2 days ago
It doesn't get much more random than this. Children of the Corn is generally considered to be one of the better Stephen King adaptations. Personally, I didn't think that it was much to write home about. An intriguing premise was ensnared by dull characters and shiftless pacing. The fact that it spawned six sequels and a remake is mind-boggling. No, I haven't seen the remake, and no, I don't intend on adding it to my Netflix rental queue. I am, however, curious about some of the sequels. Ever since watching Hello Mary Lou: Prom Night II, I've been eager to explore the horror franchises that failed to set the world ablaze.

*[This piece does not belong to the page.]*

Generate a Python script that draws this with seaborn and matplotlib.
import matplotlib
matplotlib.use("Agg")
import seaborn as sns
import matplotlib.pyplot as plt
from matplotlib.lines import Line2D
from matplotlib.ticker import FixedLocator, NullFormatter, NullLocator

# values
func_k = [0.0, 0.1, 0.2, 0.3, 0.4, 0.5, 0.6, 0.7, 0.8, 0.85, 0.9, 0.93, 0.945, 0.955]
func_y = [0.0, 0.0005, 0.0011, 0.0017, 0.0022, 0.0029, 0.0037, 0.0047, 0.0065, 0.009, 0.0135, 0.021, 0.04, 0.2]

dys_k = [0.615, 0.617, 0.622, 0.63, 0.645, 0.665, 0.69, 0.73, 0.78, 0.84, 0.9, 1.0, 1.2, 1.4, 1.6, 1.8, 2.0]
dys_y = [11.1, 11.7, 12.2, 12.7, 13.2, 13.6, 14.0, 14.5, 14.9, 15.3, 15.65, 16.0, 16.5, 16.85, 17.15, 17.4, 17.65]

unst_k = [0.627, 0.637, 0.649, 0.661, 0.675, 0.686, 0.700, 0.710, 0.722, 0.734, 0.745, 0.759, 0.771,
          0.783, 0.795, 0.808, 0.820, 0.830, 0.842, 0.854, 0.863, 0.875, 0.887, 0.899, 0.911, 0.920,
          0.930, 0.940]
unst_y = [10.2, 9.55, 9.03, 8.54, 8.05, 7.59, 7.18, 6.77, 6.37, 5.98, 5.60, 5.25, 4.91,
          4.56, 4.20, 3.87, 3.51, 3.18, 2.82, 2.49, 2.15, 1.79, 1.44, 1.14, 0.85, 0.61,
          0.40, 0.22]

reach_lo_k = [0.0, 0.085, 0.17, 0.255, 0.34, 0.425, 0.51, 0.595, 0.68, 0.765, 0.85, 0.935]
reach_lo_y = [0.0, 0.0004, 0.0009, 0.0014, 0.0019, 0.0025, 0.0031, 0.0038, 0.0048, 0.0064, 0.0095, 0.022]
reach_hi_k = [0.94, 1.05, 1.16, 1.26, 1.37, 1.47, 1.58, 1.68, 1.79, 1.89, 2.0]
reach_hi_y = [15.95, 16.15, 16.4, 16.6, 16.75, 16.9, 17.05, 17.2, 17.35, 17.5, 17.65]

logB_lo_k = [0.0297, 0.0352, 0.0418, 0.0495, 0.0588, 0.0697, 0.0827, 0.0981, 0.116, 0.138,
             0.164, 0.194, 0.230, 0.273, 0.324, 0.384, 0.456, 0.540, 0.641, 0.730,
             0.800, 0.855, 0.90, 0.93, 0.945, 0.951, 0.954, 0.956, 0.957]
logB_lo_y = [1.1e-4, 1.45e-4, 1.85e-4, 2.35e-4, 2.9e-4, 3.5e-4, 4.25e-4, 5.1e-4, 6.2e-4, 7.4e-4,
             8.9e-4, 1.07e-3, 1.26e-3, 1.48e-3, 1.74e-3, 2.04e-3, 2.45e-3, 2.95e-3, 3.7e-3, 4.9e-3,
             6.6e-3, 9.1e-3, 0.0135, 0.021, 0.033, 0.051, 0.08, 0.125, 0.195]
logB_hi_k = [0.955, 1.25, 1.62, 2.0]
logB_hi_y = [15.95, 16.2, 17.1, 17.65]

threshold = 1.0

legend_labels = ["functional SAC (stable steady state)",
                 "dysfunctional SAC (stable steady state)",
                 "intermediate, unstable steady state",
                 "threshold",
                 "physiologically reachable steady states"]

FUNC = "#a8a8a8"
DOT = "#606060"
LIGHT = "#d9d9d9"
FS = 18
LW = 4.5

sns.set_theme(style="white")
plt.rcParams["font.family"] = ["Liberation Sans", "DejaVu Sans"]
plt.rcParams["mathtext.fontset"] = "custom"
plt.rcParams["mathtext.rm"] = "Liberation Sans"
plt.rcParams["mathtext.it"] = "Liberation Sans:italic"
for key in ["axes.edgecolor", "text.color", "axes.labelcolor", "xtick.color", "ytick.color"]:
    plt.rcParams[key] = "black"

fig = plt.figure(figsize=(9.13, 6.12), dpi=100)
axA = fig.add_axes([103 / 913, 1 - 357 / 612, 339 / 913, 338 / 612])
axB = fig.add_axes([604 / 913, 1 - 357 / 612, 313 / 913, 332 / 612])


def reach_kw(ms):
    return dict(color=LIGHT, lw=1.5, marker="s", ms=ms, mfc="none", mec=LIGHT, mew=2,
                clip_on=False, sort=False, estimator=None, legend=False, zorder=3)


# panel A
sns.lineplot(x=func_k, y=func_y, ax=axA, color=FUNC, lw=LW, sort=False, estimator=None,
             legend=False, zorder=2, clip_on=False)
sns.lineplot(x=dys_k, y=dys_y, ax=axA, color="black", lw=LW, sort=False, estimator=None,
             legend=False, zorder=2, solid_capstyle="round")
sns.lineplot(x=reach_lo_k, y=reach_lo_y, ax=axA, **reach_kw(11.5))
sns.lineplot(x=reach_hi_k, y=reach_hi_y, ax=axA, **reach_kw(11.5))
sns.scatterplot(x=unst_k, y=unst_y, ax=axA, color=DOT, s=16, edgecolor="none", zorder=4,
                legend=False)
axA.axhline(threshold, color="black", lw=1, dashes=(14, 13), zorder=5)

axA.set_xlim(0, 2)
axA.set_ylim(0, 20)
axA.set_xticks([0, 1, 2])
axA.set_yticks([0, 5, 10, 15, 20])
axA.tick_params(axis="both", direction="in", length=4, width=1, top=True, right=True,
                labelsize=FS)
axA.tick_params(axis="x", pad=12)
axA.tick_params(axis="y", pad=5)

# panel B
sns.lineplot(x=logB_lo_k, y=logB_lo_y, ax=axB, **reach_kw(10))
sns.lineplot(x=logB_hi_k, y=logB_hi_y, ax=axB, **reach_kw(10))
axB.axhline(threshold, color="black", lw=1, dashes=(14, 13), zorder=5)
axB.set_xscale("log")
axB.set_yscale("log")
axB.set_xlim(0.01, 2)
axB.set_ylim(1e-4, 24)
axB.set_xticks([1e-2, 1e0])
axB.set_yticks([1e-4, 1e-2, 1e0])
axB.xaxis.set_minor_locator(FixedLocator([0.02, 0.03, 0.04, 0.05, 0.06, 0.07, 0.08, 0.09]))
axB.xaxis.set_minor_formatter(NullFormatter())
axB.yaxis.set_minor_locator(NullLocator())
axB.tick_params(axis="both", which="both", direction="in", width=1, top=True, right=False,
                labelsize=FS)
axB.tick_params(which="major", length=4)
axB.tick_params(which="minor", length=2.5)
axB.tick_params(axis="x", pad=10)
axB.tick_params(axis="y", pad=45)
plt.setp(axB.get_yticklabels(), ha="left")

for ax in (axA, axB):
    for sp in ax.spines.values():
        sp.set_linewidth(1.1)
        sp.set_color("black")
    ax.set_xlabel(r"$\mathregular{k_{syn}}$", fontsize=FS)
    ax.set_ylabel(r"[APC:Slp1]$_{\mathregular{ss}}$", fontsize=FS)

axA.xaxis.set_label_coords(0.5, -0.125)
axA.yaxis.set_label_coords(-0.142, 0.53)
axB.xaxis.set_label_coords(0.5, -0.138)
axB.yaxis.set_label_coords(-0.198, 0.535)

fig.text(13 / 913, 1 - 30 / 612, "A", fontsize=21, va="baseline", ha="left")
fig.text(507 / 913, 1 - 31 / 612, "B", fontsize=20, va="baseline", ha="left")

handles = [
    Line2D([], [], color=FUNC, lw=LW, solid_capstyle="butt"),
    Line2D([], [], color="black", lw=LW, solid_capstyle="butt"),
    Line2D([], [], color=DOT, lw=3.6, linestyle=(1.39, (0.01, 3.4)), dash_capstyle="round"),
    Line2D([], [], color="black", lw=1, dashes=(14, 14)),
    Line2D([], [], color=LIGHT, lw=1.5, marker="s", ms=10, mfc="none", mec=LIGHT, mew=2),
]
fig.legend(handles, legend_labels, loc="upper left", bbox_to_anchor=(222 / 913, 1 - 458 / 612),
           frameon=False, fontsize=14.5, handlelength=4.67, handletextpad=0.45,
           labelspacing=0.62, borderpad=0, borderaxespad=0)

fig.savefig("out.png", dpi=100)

I can't imagine why this series didn't shatter records at the box office. I had always assumed that Children of the Corn II: The Final Sacrifice was sent straight to video shelves, but as it turns out, it received a humble theatrical release. Eight years after the original. Whatever. It's funny; there are seven of these damn movies, and the first sequel is "final." We should be so lucky. Sacrifice takes place immediately after the events of the first film. The children (y'know, of the corn) are dumped into foster families. Naturally, they all live in the same town, and it isn't long before they are taking orders from He Who Walks Behind the Rows.

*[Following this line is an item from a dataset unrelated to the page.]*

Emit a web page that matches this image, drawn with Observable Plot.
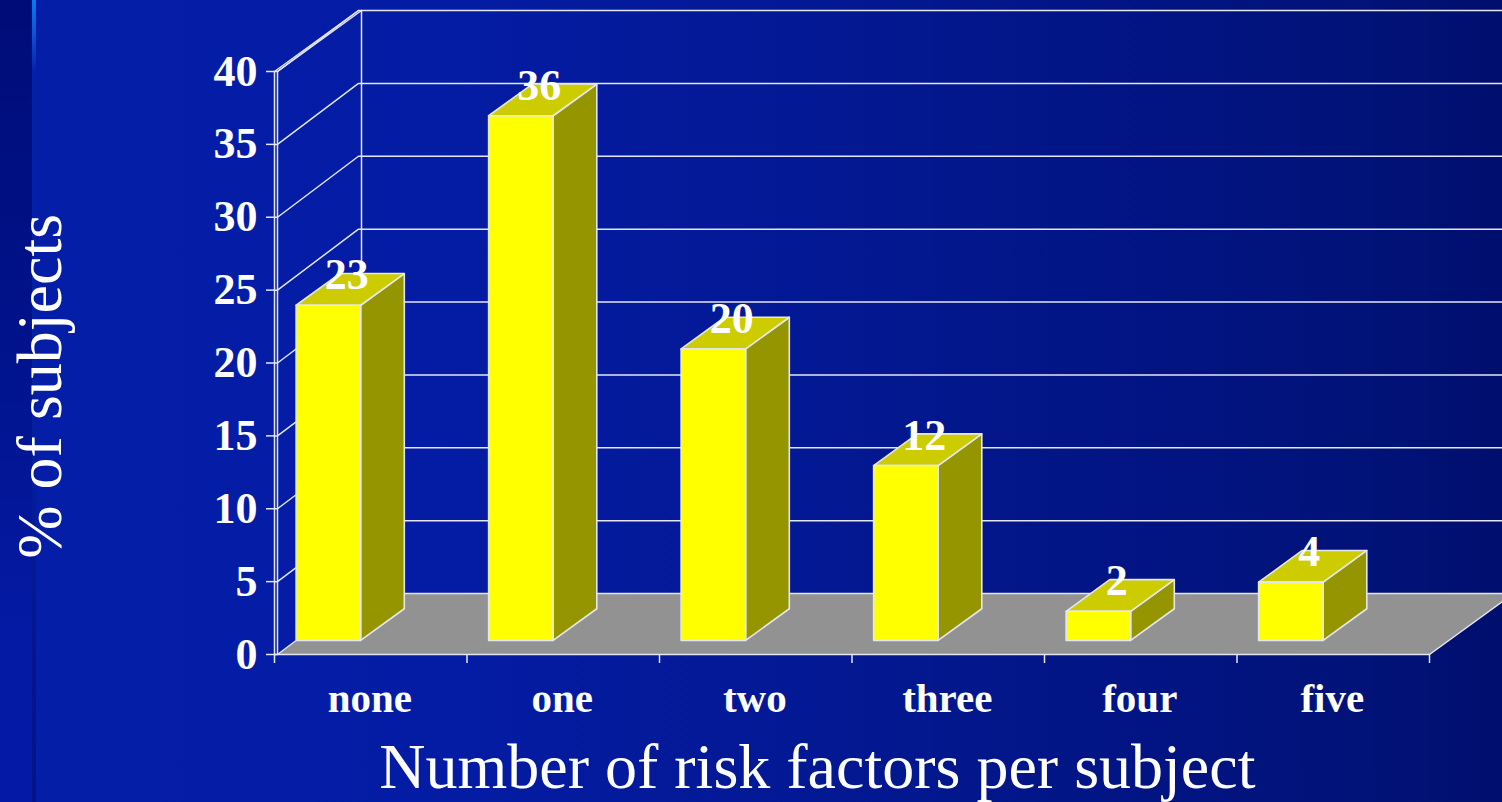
<!DOCTYPE html>
<html>
<head>
<meta charset="utf-8">
<script src="https://cdn.jsdelivr.net/npm/d3@7"></script>
<script src="https://cdn.jsdelivr.net/npm/@observablehq/plot@0.6"></script>
<style>
  html, body { margin: 0; width: 1502px; height: 802px; overflow: hidden; }
  body {
    position: relative;
    background: linear-gradient(90deg, #051ea8 0%, #041ca4 30%, #03178f 60%, #011279 90%, #000f6e 100%);
  }
  .band { position: absolute; left: 0; top: 0; width: 32px; height: 802px;
    background: linear-gradient(180deg, #000d78 0%, #00128a 40%, #041aa4 80%, #0419a6 100%); }
  .edge { position: absolute; left: 32px; top: 0; width: 4px; height: 802px;
    background: linear-gradient(180deg, #0a7af5 0%, #0a55d8 4%, #0620ab 9%, #05209f 50%, #03168e 80%, #03148a 100%); }
  svg { position: absolute; left: 0; top: 0; background: transparent; }
</style>
</head>
<body>
<div class="band"></div>
<div class="edge"></div>
<script>
// Share of subjects by number of risk factors
const categories = ["none", "one", "two", "three", "four", "five"];
const percentages = [23, 36, 20, 12, 2, 4];
const yTicks = [0, 5, 10, 15, 20, 25, 30, 35, 40];
const xTicks = [0, 1, 2, 3, 4, 5, 6];

// Oblique projection: depth d (0 front, 1 back) shifts a point in data units
const shearX = 84 / 192.5;
const shearY = 61 / 14.575;
const wallInset = 0.0156;
const project = (c, v, d) => ({x: c + d * shearX, y: v + d * shearY});

// Bars stand in the middle of the floor's depth
const barFront = 0.23, barBack = 0.75, barInset = 0.012, barWidth = 0.335;

const face = (i, corners) =>
  corners.map(([c, v, d]) => ({...project(c, v, d), i}));

const fronts = [], tops = [], sides = [];
percentages.forEach((v, i) => {
  const l = i + barInset, r = l + barWidth;
  fronts.push(...face(i, [[l, 0, barFront], [r, 0, barFront], [r, v, barFront], [l, v, barFront]]));
  tops.push(...face(i, [[l, v, barFront], [r, v, barFront], [r, v, barBack], [l, v, barBack]]));
  sides.push(...face(i, [[r, 0, barFront], [r, 0, barBack], [r, v, barBack], [r, v, barFront]]));
});

const floor = [[wallInset, 0, 0], [6, 0, 0], [6, 0, 1], [wallInset, 0, 1]]
  .map(([c, v, d]) => project(c, v, d));

// Horizontal lines across the back wall, each joined to its axis tick across the side wall
const wallLines = yTicks.flatMap(v => [
  {...project(0, v, 0), v},
  {...project(wallInset, v, 0), v},
  {...project(0, v, 1), v},
  {...project(6.05, v, 1), v}
]);

const serif = "'Liberation Serif', 'Times New Roman', serif";
const lineColor = "#e4e6f2";
const polygon = (data, fill) => Plot.line(data, {
  x: "x", y: "y", z: "i", fill, stroke: lineColor, strokeWidth: 1.6, curve: "linear-closed"
});
const edge = data => Plot.line(data, {x: "x", y: "y", stroke: lineColor, strokeWidth: 1.5});

const chart = Plot.plot({
  width: 1502,
  height: 802,
  marginLeft: 274,
  marginRight: 73,
  marginTop: 71,
  marginBottom: 148,
  style: {background: "transparent", color: "white"},
  x: {domain: [0, 6], axis: null},
  y: {domain: [0, 40], axis: null},
  marks: [
    Plot.line(floor, {x: "x", y: "y", fill: "#929292", stroke: "none", curve: "linear-closed"}),
    Plot.line(wallLines, {x: "x", y: "y", z: "v", stroke: lineColor, strokeWidth: 1.5}),
    edge([project(0, 40, 0), project(0, 40, 1)]),
    edge([project(wallInset, 40, 0), project(wallInset, 40, 1)]),
    edge([project(wallInset, 0, 1), project(wallInset, 40, 1)]),
    edge([project(0, 0, 0), project(0, 40, 0)]),
    edge([project(wallInset, 0, 0), project(wallInset, 40, 0)]),
    edge([project(0, 0, 0), project(6, 0, 0), project(6, 0, 1)]),
    Plot.axisY({
      ticks: yTicks, tickSize: 8, tickPadding: 9, stroke: lineColor, strokeWidth: 1.5,
      label: null, fill: "white",
      fontFamily: serif, fontWeight: "bold", fontSize: 44
    }),
    Plot.axisX({
      ticks: xTicks, tickSize: 9, tickFormat: () => "", stroke: lineColor, strokeWidth: 1.5, label: null
    }),
    polygon(sides, "#959500"),
    polygon(tops, "#cccc00"),
    polygon(fronts, "#ffff00"),
    // Value above each bar, centred on the bar's top face
    Plot.text(percentages, {
      x: (d, i) => project(i + barInset + barWidth / 2, d, 0.45).x,
      y: (d, i) => project(i, d, 0.49).y,
      text: d => String(d),
      lineAnchor: "bottom", fill: "white",
      fontFamily: serif, fontWeight: "bold", fontSize: 44
    }),
    Plot.text(categories, {
      x: (d, i) => i + 0.495, y: () => 0, dy: 57,
      lineAnchor: "bottom", fill: "white",
      fontFamily: serif, fontWeight: "bold", fontSize: 41
    }),
    Plot.text(["Number of risk factors per subject"], {
      x: () => 2.82, y: () => 0, dy: 133,
      lineAnchor: "bottom", fill: "white",
      fontFamily: serif, fontSize: 64
    }),
    Plot.text(["% of subjects"], {
      x: () => -1.216, y: () => 18.4, rotate: -90,
      lineAnchor: "middle", fill: "white",
      fontFamily: serif, fontSize: 64
    })
  ]
});
document.body.appendChild(chart);
</script>
</body>
</html>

There is just enough plot here for 30 minutes. Unfortunately, Sacrifice insists on kicking and screaming for 90 minutes. On second thought, those aren't the right verbs. This flick doesn't kick or scream; it whimpers. It's a button-down slasher that never colors outside the lines. The hilarious death sequences keep this crapduster from being unwatchable (I was torn between "crapduster" and "sharecrapper"). He Who Sucks Behind the Rows must have something against elderly women because two blue-haired matriarchs meet their maker. The first fossil is crushed beneath a house.
The second fossil deserves its own paragraph. Micah, the leader of the evil brats, uses an RC car controller to steer a woman's scooter (how he gains access to the wheelchair's circuit board is anyone's best guess). He drives her into the middle of the road where she is hit by a truck. The old lady - still attached to the fucking scooter - crashes through the window of a bingo hall. This scene must be seen to be believed. The film itself? You don't need to see it to believe how mediocre it is. I may check out Children of the Corn III: Urban Harvest, but that's as far as I'm willing to go. The rest of this saga can go shuck itself.